Using the function posted by Dick, I used the chain rule to take the derivative of the argument of the big radical sign, setting u=arccsc(1+a^2*b^2). I got:

f'(b) = -1/((arccsc(1+a^2*b^2)*(1+a^2*b^2)*((1+a^2*b^2)^2-1)^(1/2))

I then took the derivative of the argument of the arccsc with respect to b and got:

f'(b) = (8*b*E^2)/B^2

Does this look right? I am no sure how to combine these into a usable answer. Any advice is appreciated. Thanks!

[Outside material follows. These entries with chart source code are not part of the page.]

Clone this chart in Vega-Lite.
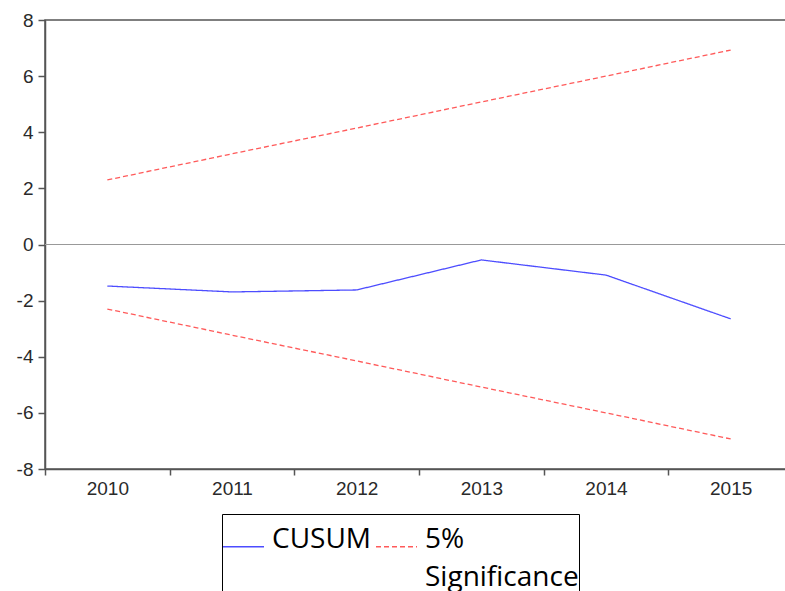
{
  "$schema": "https://vega.github.io/schema/vega-lite/v6.json",
  "width": 748,
  "height": 449,
  "autosize": {"type": "none"},
  "padding": {"left": 45, "top": 20, "right": 0, "bottom": 122},
  "background": "white",
  "config": {
    "view": {"stroke": "#555555", "strokeWidth": 1.5},
    "font": "Liberation Sans",
    "axis": {
      "labelFont": "Liberation Sans",
      "labelFontSize": 19,
      "labelColor": "#2a2a2a",
      "domainColor": "#555555",
      "domainWidth": 1.5,
      "tickColor": "#555555",
      "tickWidth": 1.5,
      "grid": false,
      "title": null
    }
  },
  "data": {
    "values": [
      {"year": "2010", "line": "CUSUM", "series": "CUSUM", "value": -1.48},
      {"year": "2011", "line": "CUSUM", "series": "CUSUM", "value": -1.69},
      {"year": "2012", "line": "CUSUM", "series": "CUSUM", "value": -1.62},
      {"year": "2013", "line": "CUSUM", "series": "CUSUM", "value": -0.55},
      {"year": "2014", "line": "CUSUM", "series": "CUSUM", "value": -1.09},
      {"year": "2015", "line": "CUSUM", "series": "CUSUM", "value": -2.65},
      {"year": "2010", "line": "upper", "series": "5% Significance", "value": 2.30},
      {"year": "2011", "line": "upper", "series": "5% Significance", "value": 3.23},
      {"year": "2012", "line": "upper", "series": "5% Significance", "value": 4.15},
      {"year": "2013", "line": "upper", "series": "5% Significance", "value": 5.08},
      {"year": "2014", "line": "upper", "series": "5% Significance", "value": 6.00},
      {"year": "2015", "line": "upper", "series": "5% Significance", "value": 6.93},
      {"year": "2010", "line": "lower", "series": "5% Significance", "value": -2.30},
      {"year": "2011", "line": "lower", "series": "5% Significance", "value": -3.23},
      {"year": "2012", "line": "lower", "series": "5% Significance", "value": -4.15},
      {"year": "2013", "line": "lower", "series": "5% Significance", "value": -5.08},
      {"year": "2014", "line": "lower", "series": "5% Significance", "value": -6.00},
      {"year": "2015", "line": "lower", "series": "5% Significance", "value": -6.93}
    ]
  },
  "layer": [
    {
      "mark": {"type": "rule", "color": "#999999", "strokeWidth": 1.2},
      "encoding": {"y": {"datum": 0, "type": "quantitative"}}
    },
    {
      "mark": {"type": "line", "strokeWidth": 1.3},
      "encoding": {
        "x": {
          "field": "year",
          "type": "ordinal",
          "bandPosition": 0.5,
          "scale": {"type": "band", "paddingInner": 0, "paddingOuter": 0},
          "axis": {"tickBand": "extent", "labelAngle": 0, "tickSize": 6, "labelPadding": 4}
        },
        "y": {
          "field": "value",
          "type": "quantitative",
          "scale": {"domain": [-8, 8], "nice": false, "zero": false},
          "axis": {"values": [-8, -6, -4, -2, 0, 2, 4, 6, 8], "tickSize": 7, "labelPadding": 5, "labelExpr": "'' + datum.value"}
        },
        "color": {
          "field": "series",
          "type": "nominal",
          "scale": {"domain": ["CUSUM", "5% Significance"], "range": ["#4d4dff", "#ff5a5a"]},
          "legend": {
            "orient": "none",
            "legendX": 177,
            "legendY": 494,
            "direction": "horizontal",
            "title": "\u00a0",
            "titleFontSize": 6,
            "titlePadding": 5,
            "symbolType": "stroke",
            "symbolSize": 1681,
            "symbolStrokeWidth": 1.3,
            "labelFont": "Open Sans",
            "labelFontSize": 28,
            "labelColor": "#000000",
            "labelLimit": 400,
            "labelOffset": 7,
            "columnPadding": 2,
            "strokeColor": "#000000",
            "padding": 0,
            "labelExpr": "datum.label == '5% Significance' ? ['5%', 'Significance\u00a0\u00a0'] : [datum.label, '']",
            "encode": {"labels": {"update": {
              "lineHeight": {"value": 38},
              "dy": {"value": -7}
            }}}
          }
        },
        "strokeDash": {
          "field": "series",
          "type": "nominal",
          "scale": {"domain": ["CUSUM", "5% Significance"], "range": [[1, 0], [5, 3]]}
        },
        "detail": {"field": "line", "type": "nominal"}
      }
    }
  ]
}
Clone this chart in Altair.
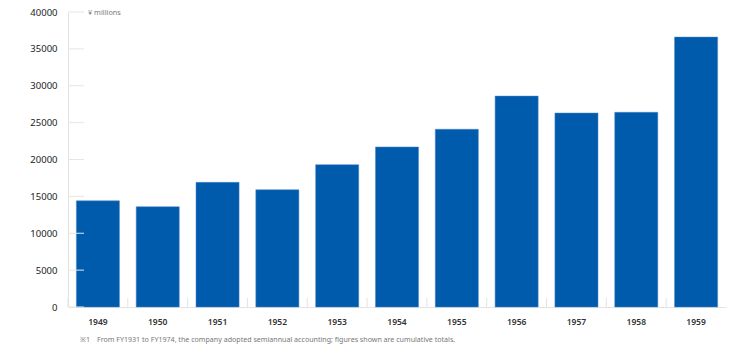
import altair as alt
import pandas as pd

years = ["1949", "1950", "1951", "1952", "1953", "1954", "1955", "1956", "1957", "1958", "1959"]
values = [14400, 13600, 16900, 15900, 19300, 21700, 24100, 28600, 26300, 26400, 36600]
y_ticks = [0, 5000, 10000, 15000, 20000, 25000, 30000, 35000, 40000]
unit_label = "¥ millions"
footnote = "※1\u3000From FY1931 to FY1974, the company adopted semiannual accounting; figures shown are cumulative totals."

W, H = 658, 295
FONT = "Noto Sans"

df = pd.DataFrame({"year": years, "value": values})
tick_df = pd.DataFrame({"t": y_ticks})

xscale = alt.Scale(domain=years, paddingInner=0.28, paddingOuter=0.14)
yscale = alt.Scale(domain=[0, 40000])

x_axis = alt.Axis(title=None, labelAngle=0, labelFontSize=8.5, labelFontWeight=600,
                  labelColor="#333", labelFont=FONT, labelPadding=10, bandPosition=0.5,
                  ticks=False, domainColor="#e3e3e3", domainWidth=1)
y_axis = alt.Axis(title=None, values=y_ticks, labelFontSize=9.5, labelColor="#222",
                  labelFont=FONT, labelPadding=11, ticks=False, grid=False,
                  labelOverlap=False, domainColor="#e3e3e3", format="d")

bars = alt.Chart(df).mark_bar(color="#005BAC", stroke="#4a86c8", strokeWidth=0.5).encode(
    x=alt.X("year:N", scale=xscale, sort=years, axis=x_axis),
    y=alt.Y("value:Q", scale=yscale, axis=y_axis),
)

xticks = alt.Chart(df).mark_rule(color="#e3e3e3", xOffset=-8.4).encode(
    x=alt.X("year:N", scale=xscale, sort=years, bandPosition=0, axis=x_axis),
    y=alt.value(H - 9), y2=alt.value(H),
)

yticks = alt.Chart(tick_df).mark_rule(color="#e6e6e6").encode(
    y=alt.Y("t:Q", scale=yscale, axis=y_axis),
    x=alt.value(0), x2=alt.value(16),
)

unit = alt.Chart(pd.DataFrame({"t": [unit_label]})).mark_text(
    align="left", baseline="middle", fontSize=7.3, color="#777", font=FONT
).encode(x=alt.value(20), y=alt.value(1), text="t:N")

note = alt.Chart(pd.DataFrame({"t": [footnote]})).mark_text(
    align="left", baseline="middle", fontSize=7.1, color="#777", font=FONT
).encode(x=alt.value(12), y=alt.value(H + 33), text="t:N")

chart = alt.layer(bars, yticks, xticks, unit, note).properties(
    width=W, height=H,
    background="white",
    autosize=alt.AutoSizeParams(type="none"),
    padding={"left": 68, "top": 12, "right": 24, "bottom": 40},
).configure_view(stroke=None)

chart.save("out.html", embed_options={"renderer": "svg", "actions": False})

Good idea. Put u=arccsc(1+a^2*b^2). Then your function is X=2*sqrt(u). So the derivative is 2*(1/2)*u^(-1/2)*du/db. Now put v=1+a^2*b^2. u=arccsc(v) where v=1+a^2*b^2. So du/db=(du/dv)*(dv/db). du/dv=(-1)/(v*sqrt(v^2-1)). dv/db=2*a^2*b. Now just put it altogether. No single part of the differentiation is hard. It's just that the final expression is lengthy.

 

[jdepalma]

OK. So my final answer is:

f'(b) = -1/((arccsc(1+a^2*b^2)*(1+a^2*b^2)*((1+a^2*b^2)^2-1)^(1/2)) * ((8*b*E^2)/B^2)

I think that's what you meant, as I took the derivavtive of the v you gave wrt b.

Also, while I'm here, another part of this question is to simplify the following:

csc(2*arccosecant(1+((2*b*E)/B)^2)^(1/2))

the csc of my original function X that Dick kindly put into a more reader friendly format. I tried it and got stuck with the square root. Any suggestions? Thanks!

 

[Cyosis]

Looks right to me. I can't say I can see a way to simplify that second expression.

 

[jdepalma]

Thanks for all the help. It is much appreciated.

Also, while I'm here, another part of this question is to simplify the following:

csc(2*arccosecant(1+((2*b*E)/B)^2)^(1/2))

the csc of my original function X that Dick kindly put into a more reader friendly format. I tried it and got stuck with the square root. Any suggestions? Thanks!